* START MATERIALS PROVIDED *
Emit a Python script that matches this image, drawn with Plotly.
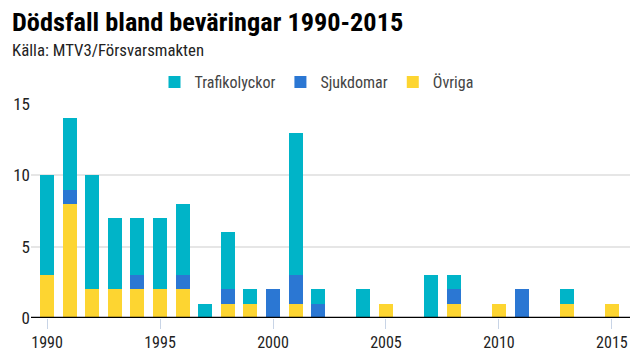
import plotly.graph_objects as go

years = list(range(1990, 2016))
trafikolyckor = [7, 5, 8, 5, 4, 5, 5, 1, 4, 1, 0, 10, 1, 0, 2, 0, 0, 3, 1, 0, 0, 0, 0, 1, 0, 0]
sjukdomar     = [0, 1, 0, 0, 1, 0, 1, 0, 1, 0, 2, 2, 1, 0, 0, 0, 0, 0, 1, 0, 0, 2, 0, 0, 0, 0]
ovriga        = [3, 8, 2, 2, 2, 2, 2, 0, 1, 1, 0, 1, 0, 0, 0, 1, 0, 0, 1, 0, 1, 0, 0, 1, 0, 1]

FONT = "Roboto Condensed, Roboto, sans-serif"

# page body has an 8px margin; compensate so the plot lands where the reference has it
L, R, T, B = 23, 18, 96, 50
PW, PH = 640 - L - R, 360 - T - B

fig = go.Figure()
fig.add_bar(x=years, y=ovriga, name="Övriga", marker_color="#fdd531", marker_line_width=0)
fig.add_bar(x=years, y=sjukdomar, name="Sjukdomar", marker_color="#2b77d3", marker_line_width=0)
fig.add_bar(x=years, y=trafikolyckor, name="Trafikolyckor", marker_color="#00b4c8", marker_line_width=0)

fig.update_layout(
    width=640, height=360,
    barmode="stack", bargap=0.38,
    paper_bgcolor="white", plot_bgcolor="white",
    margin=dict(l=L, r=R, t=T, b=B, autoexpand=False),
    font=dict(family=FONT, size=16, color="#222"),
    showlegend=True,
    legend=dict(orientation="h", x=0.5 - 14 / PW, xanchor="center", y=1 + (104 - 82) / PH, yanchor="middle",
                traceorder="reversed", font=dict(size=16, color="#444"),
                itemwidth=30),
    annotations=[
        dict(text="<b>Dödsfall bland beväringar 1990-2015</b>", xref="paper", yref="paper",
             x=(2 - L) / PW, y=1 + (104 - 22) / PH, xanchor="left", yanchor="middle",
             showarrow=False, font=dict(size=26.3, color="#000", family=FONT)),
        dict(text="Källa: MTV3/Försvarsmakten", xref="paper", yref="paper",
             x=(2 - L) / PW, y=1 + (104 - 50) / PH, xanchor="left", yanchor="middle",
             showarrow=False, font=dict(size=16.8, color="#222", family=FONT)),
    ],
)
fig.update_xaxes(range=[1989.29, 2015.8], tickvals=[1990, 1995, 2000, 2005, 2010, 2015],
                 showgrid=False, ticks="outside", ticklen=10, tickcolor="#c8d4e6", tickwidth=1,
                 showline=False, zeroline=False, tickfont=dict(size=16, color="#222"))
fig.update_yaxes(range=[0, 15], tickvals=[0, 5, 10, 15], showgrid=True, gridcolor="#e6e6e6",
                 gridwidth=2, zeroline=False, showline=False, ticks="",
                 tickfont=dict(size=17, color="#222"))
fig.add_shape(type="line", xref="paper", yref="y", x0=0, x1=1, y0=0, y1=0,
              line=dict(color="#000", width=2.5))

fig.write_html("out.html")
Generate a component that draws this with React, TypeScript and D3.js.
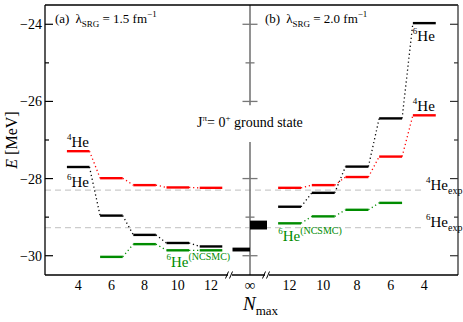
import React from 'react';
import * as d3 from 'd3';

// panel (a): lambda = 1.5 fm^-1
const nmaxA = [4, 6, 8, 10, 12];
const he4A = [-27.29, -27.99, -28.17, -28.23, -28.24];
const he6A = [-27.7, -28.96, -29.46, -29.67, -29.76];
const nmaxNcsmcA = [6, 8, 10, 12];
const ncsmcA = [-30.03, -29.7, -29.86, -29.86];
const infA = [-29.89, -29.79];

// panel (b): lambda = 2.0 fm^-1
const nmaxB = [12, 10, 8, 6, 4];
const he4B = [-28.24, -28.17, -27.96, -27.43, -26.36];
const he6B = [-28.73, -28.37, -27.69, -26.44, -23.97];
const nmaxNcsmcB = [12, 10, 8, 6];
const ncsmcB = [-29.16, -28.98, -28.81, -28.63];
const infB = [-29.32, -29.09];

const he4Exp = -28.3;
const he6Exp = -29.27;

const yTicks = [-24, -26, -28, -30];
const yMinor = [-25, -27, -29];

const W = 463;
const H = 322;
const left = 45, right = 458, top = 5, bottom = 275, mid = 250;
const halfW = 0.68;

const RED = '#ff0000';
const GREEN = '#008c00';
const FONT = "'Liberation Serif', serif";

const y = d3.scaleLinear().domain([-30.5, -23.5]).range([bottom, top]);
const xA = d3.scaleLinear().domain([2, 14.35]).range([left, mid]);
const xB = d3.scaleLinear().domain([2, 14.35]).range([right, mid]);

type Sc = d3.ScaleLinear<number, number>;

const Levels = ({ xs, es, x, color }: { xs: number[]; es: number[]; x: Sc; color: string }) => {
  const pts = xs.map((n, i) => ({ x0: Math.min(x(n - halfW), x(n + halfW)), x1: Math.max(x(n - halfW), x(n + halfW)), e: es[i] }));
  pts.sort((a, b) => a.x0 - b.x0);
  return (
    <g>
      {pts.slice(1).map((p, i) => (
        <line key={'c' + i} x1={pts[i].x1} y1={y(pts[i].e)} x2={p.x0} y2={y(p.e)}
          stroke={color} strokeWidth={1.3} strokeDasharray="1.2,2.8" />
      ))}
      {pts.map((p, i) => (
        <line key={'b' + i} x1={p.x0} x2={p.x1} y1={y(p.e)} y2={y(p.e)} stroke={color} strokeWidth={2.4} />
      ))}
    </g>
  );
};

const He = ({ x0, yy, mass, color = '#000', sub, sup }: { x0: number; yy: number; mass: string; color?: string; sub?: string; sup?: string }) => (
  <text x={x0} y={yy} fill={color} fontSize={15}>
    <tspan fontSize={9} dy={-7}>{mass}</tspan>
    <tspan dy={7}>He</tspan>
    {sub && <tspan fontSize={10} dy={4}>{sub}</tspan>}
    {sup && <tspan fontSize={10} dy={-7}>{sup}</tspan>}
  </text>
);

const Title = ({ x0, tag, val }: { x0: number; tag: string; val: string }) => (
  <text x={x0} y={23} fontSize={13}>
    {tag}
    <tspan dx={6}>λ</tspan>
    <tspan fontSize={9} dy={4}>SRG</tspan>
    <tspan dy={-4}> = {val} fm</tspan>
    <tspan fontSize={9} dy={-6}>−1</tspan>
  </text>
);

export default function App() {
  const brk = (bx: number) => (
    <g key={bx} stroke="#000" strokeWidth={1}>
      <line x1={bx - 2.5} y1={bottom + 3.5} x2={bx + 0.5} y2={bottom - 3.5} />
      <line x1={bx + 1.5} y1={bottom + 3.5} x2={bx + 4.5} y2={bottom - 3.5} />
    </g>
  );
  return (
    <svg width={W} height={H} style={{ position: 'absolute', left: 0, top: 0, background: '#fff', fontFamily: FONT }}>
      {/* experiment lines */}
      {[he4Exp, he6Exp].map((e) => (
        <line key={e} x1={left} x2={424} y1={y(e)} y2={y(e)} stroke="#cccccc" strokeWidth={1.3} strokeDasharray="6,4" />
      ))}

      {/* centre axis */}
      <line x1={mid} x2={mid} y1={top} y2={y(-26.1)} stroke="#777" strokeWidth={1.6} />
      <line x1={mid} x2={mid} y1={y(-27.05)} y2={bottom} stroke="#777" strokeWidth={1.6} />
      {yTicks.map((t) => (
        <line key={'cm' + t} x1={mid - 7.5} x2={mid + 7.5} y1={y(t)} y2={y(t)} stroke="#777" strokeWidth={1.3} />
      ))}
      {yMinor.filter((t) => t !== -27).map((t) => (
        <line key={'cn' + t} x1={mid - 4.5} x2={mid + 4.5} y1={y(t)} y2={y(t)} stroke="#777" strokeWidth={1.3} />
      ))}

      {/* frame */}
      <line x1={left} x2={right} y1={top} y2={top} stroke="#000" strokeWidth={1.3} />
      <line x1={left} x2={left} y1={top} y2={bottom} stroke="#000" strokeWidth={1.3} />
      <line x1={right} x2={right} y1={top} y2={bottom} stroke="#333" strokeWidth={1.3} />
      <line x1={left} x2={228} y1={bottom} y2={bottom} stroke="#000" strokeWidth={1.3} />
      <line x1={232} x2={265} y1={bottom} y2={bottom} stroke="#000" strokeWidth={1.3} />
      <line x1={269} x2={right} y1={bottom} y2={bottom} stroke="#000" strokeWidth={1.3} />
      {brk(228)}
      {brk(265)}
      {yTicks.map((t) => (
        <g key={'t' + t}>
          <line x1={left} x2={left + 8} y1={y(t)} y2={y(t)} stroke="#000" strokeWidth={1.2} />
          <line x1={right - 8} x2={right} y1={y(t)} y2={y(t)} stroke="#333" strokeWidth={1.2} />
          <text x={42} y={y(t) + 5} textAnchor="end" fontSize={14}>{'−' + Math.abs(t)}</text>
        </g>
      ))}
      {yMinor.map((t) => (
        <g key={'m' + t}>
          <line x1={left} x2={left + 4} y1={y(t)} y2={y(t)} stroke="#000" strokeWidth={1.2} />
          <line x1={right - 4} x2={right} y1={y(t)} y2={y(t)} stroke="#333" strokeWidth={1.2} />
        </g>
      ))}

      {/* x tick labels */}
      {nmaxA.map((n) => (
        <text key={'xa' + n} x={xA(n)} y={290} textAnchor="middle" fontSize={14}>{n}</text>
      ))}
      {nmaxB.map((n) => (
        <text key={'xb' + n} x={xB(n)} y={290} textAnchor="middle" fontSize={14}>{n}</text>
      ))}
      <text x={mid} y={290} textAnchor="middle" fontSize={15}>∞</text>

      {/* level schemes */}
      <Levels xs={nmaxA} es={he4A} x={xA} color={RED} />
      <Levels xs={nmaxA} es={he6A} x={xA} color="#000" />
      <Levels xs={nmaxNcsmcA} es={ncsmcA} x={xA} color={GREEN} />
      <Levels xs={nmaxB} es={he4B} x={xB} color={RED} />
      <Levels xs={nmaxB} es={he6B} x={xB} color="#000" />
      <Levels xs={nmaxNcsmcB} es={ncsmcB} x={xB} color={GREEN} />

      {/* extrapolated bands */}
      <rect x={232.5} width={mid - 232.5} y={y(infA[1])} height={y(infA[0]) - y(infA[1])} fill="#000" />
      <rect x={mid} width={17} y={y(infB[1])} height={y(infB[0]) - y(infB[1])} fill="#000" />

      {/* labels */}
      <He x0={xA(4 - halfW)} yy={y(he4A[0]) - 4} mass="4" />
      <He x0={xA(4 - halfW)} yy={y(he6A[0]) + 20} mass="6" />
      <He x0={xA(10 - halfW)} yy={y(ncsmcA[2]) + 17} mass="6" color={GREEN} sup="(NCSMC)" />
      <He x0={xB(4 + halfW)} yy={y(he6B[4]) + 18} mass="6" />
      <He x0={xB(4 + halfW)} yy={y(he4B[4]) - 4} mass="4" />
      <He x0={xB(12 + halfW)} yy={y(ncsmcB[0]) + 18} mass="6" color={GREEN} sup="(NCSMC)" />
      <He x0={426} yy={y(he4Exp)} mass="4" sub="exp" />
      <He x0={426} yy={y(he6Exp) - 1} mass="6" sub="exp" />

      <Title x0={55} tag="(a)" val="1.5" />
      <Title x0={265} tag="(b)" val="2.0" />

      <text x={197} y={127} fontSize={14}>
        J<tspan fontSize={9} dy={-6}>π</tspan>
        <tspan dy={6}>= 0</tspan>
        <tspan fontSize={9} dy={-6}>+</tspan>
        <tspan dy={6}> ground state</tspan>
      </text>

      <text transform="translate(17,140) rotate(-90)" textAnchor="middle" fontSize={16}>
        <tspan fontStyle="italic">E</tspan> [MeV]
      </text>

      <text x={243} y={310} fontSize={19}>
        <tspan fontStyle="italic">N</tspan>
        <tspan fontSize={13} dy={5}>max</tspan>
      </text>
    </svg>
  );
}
* END MATERIALS PROVIDED *
* _EXERCISE_:
Make an exact copy of the lines from the one with "Generate a component" through the one with "const he6Exp = -29.27;", both ends in, and nothing else. Drop every picture.

* _SOLUTION FOR THIS TASK_:
Generate a component that draws this with React, TypeScript and D3.js.
import React from 'react';
import * as d3 from 'd3';

// panel (a): lambda = 1.5 fm^-1
const nmaxA = [4, 6, 8, 10, 12];
const he4A = [-27.29, -27.99, -28.17, -28.23, -28.24];
const he6A = [-27.7, -28.96, -29.46, -29.67, -29.76];
const nmaxNcsmcA = [6, 8, 10, 12];
const ncsmcA = [-30.03, -29.7, -29.86, -29.86];
const infA = [-29.89, -29.79];

// panel (b): lambda = 2.0 fm^-1
const nmaxB = [12, 10, 8, 6, 4];
const he4B = [-28.24, -28.17, -27.96, -27.43, -26.36];
const he6B = [-28.73, -28.37, -27.69, -26.44, -23.97];
const nmaxNcsmcB = [12, 10, 8, 6];
const ncsmcB = [-29.16, -28.98, -28.81, -28.63];
const infB = [-29.32, -29.09];

const he4Exp = -28.3;
const he6Exp = -29.27;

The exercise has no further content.